** EXERCISE BRIEF **
Retype exactly the lines from the first one through the line with "929,924,921,937,940,951,951,826];", including both ends; skip any pictures.

--- start of RECORDS TO PROCESS ---

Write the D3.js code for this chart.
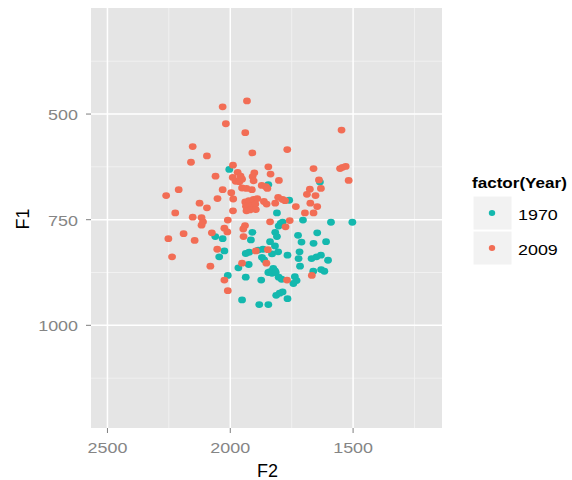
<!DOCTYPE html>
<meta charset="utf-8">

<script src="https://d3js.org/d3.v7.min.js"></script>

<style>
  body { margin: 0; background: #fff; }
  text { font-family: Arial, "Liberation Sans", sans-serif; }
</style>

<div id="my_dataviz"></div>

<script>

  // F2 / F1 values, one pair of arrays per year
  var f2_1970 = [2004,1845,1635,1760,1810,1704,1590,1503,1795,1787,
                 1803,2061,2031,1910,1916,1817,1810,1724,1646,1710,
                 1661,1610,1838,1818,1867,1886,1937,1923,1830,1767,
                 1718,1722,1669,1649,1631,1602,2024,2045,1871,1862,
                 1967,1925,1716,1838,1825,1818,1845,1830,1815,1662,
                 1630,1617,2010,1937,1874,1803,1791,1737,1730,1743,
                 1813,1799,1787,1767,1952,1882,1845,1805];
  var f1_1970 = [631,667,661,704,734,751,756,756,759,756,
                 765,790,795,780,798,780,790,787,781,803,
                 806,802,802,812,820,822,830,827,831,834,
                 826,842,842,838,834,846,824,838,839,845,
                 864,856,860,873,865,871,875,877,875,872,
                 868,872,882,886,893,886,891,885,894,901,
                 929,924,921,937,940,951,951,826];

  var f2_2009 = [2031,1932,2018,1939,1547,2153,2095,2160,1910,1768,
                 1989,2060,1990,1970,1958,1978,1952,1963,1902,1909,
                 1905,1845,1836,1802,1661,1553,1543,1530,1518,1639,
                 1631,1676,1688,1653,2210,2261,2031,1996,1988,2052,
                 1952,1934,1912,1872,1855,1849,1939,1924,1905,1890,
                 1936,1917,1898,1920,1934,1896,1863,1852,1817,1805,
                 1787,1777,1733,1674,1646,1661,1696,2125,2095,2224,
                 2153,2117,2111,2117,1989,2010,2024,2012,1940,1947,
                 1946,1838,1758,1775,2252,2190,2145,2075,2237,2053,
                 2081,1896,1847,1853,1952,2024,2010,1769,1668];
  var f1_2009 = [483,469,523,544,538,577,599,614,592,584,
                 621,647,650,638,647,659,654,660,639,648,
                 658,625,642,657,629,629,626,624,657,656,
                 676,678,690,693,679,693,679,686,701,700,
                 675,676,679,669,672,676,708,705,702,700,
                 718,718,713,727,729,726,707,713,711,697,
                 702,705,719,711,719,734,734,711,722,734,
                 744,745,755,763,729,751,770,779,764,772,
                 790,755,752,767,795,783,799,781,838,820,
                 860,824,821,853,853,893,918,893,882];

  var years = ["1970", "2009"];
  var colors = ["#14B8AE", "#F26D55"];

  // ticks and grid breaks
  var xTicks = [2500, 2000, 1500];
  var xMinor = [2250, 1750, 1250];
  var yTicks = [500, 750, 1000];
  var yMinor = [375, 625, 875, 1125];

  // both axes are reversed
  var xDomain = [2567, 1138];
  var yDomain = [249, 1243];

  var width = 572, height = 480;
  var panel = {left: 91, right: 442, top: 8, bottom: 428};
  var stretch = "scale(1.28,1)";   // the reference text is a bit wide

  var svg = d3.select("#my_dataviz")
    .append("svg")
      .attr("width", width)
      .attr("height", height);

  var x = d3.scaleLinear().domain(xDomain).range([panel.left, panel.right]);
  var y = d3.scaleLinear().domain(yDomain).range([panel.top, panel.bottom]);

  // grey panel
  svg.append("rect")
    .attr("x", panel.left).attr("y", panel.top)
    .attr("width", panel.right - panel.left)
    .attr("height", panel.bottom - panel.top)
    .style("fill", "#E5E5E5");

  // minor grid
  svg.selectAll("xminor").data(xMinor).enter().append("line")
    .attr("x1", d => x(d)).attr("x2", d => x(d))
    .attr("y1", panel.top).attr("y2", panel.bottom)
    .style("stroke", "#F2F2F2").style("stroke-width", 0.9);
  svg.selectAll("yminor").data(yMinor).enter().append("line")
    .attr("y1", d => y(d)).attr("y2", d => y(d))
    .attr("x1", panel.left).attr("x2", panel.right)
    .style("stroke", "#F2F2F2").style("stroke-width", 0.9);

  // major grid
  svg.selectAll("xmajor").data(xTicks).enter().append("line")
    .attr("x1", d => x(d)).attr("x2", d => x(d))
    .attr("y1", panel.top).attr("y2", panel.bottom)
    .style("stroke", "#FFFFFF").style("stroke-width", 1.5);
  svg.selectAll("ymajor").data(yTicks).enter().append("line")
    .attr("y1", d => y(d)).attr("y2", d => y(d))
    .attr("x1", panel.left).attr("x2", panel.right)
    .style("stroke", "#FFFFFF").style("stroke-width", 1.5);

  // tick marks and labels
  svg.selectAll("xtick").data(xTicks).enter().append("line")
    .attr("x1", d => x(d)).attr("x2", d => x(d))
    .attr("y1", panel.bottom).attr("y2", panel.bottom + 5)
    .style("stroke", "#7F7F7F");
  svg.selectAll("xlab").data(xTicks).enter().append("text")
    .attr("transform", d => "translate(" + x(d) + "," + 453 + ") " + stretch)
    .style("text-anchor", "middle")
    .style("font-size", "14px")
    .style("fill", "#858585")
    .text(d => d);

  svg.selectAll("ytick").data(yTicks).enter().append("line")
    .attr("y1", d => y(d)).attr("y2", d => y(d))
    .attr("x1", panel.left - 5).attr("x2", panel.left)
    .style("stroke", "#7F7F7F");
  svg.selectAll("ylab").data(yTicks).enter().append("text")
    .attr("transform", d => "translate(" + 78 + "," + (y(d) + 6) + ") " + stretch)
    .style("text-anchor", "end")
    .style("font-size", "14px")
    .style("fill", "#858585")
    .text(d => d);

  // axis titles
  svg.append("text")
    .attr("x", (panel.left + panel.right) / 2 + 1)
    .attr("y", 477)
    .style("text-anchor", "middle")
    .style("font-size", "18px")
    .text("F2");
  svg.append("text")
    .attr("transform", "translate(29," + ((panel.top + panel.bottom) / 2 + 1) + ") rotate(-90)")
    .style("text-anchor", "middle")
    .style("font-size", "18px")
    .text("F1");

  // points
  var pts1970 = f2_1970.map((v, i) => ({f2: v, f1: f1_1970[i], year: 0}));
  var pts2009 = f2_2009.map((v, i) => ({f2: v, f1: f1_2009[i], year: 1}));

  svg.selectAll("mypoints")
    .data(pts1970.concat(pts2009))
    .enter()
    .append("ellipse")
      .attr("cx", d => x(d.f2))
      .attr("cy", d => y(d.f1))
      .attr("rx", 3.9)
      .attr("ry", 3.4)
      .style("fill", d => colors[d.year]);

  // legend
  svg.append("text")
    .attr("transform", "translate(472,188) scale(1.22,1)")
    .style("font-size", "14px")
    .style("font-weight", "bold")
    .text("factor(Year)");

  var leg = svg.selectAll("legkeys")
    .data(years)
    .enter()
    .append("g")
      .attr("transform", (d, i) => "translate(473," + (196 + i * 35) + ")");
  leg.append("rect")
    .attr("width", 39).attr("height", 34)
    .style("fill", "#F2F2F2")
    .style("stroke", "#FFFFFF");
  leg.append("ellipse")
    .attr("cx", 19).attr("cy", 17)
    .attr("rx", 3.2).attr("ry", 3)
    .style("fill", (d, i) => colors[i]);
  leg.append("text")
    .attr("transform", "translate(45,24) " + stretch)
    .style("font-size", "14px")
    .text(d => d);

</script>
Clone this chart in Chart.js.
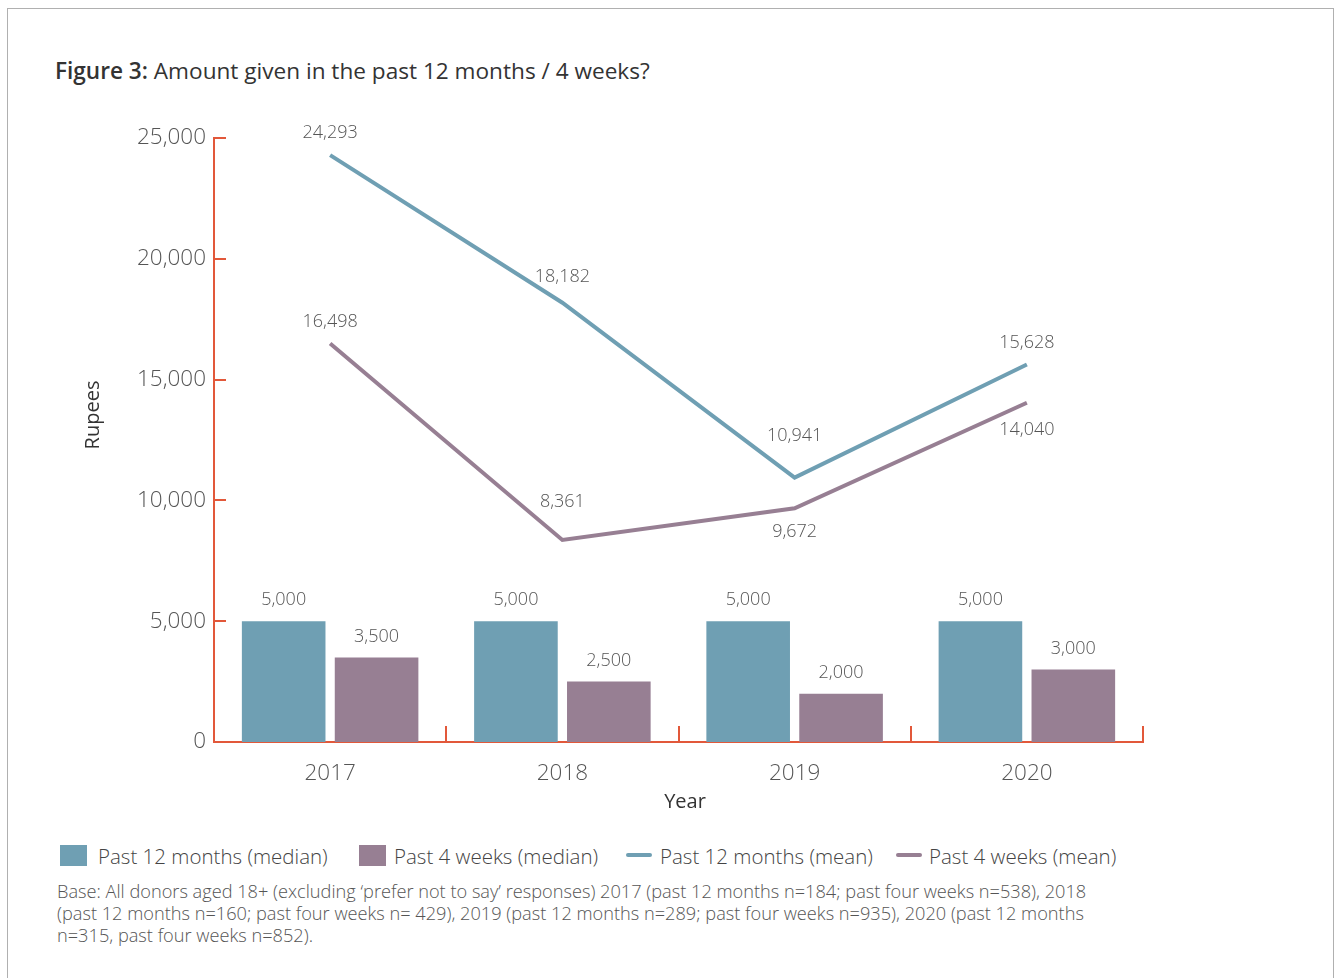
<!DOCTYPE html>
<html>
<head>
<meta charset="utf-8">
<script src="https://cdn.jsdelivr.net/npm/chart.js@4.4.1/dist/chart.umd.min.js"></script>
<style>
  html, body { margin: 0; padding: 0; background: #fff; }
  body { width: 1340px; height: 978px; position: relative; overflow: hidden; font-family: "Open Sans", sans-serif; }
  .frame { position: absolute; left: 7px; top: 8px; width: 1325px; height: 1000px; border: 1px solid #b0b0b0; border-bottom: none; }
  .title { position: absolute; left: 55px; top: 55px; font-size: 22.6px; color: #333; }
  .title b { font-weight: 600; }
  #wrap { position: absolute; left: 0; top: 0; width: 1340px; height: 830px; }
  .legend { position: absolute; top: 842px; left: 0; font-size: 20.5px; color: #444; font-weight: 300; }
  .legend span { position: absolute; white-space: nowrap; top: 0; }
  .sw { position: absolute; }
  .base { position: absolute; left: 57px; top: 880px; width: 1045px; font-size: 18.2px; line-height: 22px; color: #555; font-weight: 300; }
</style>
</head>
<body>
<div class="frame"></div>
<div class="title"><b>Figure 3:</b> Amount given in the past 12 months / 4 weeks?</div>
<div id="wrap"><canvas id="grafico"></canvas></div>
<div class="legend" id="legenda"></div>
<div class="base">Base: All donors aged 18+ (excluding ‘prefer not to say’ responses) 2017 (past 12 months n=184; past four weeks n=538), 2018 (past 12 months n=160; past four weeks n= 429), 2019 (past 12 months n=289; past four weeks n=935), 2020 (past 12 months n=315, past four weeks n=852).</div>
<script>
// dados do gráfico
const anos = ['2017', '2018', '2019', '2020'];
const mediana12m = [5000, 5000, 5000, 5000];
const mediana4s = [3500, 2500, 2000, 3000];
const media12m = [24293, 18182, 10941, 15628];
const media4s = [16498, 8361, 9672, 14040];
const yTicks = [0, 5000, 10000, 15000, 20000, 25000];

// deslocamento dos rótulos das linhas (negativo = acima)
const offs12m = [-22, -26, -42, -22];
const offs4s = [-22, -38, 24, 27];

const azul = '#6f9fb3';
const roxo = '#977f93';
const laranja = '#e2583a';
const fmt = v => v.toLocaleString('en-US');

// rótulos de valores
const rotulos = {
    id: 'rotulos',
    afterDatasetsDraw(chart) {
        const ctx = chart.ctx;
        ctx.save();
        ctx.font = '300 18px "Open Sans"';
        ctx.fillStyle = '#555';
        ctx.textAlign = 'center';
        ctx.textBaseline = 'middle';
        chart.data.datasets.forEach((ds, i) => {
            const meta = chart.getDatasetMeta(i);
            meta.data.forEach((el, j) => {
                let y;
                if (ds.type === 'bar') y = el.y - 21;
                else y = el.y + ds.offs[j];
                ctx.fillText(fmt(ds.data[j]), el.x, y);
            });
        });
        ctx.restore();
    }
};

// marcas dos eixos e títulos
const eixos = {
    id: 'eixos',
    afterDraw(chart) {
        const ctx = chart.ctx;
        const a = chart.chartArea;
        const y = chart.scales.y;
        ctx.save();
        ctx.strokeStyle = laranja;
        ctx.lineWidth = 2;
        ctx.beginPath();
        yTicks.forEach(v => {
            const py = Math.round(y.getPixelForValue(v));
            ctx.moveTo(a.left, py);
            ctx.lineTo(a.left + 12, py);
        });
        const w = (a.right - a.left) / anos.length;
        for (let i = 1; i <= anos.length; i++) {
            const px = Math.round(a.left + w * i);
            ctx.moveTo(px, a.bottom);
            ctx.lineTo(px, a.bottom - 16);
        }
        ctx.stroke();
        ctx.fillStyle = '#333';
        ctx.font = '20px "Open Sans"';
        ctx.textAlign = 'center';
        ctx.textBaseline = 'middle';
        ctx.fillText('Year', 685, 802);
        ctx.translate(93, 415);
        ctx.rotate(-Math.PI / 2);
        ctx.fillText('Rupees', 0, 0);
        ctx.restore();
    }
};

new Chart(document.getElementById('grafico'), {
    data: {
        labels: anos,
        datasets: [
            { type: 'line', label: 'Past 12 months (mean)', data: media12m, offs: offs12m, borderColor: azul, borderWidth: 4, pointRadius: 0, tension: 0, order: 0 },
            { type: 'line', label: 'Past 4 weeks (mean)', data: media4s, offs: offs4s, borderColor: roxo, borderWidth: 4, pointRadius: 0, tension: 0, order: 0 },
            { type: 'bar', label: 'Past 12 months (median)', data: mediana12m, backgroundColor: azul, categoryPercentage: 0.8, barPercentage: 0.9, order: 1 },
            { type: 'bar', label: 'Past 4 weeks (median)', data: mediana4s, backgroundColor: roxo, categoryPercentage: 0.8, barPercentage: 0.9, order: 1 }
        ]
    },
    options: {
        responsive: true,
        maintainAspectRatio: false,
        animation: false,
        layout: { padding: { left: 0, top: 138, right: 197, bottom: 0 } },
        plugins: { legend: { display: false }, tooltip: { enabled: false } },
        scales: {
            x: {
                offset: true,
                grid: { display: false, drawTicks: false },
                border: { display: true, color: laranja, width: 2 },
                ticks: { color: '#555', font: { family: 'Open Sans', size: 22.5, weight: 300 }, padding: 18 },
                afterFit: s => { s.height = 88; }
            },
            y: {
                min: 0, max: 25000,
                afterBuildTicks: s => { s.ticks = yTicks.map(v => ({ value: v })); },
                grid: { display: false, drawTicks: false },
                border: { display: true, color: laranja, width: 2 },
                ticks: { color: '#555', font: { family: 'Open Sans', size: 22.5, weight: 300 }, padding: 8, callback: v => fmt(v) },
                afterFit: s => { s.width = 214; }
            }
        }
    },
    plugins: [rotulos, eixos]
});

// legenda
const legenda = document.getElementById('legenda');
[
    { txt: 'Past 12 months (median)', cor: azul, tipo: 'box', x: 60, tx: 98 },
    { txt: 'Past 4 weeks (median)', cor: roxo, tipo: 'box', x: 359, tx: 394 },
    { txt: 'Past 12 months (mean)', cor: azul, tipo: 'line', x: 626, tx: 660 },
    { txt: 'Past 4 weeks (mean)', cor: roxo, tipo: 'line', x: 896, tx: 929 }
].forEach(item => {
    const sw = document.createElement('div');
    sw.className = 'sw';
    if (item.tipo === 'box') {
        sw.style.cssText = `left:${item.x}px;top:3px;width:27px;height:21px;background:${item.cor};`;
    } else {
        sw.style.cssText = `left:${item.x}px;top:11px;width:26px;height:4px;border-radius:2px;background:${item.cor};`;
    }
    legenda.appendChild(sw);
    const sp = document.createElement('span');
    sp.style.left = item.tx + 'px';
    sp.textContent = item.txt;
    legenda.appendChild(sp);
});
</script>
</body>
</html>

--- end of RECORDS TO PROCESS ---

** RESPONSE TO THIS EXERCISE **
Write the D3.js code for this chart.
<!DOCTYPE html>
<meta charset="utf-8">

<script src="https://d3js.org/d3.v7.min.js"></script>

<style>
  body { margin: 0; background: #fff; }
  text { font-family: Arial, "Liberation Sans", sans-serif; }
</style>

<div id="my_dataviz"></div>

<script>

  // F2 / F1 values, one pair of arrays per year
  var f2_1970 = [2004,1845,1635,1760,1810,1704,1590,1503,1795,1787,
                 1803,2061,2031,1910,1916,1817,1810,1724,1646,1710,
                 1661,1610,1838,1818,1867,1886,1937,1923,1830,1767,
                 1718,1722,1669,1649,1631,1602,2024,2045,1871,1862,
                 1967,1925,1716,1838,1825,1818,1845,1830,1815,1662,
                 1630,1617,2010,1937,1874,1803,1791,1737,1730,1743,
                 1813,1799,1787,1767,1952,1882,1845,1805];
  var f1_1970 = [631,667,661,704,734,751,756,756,759,756,
                 765,790,795,780,798,780,790,787,781,803,
                 806,802,802,812,820,822,830,827,831,834,
                 826,842,842,838,834,846,824,838,839,845,
                 864,856,860,873,865,871,875,877,875,872,
                 868,872,882,886,893,886,891,885,894,901,
                 929,924,921,937,940,951,951,826];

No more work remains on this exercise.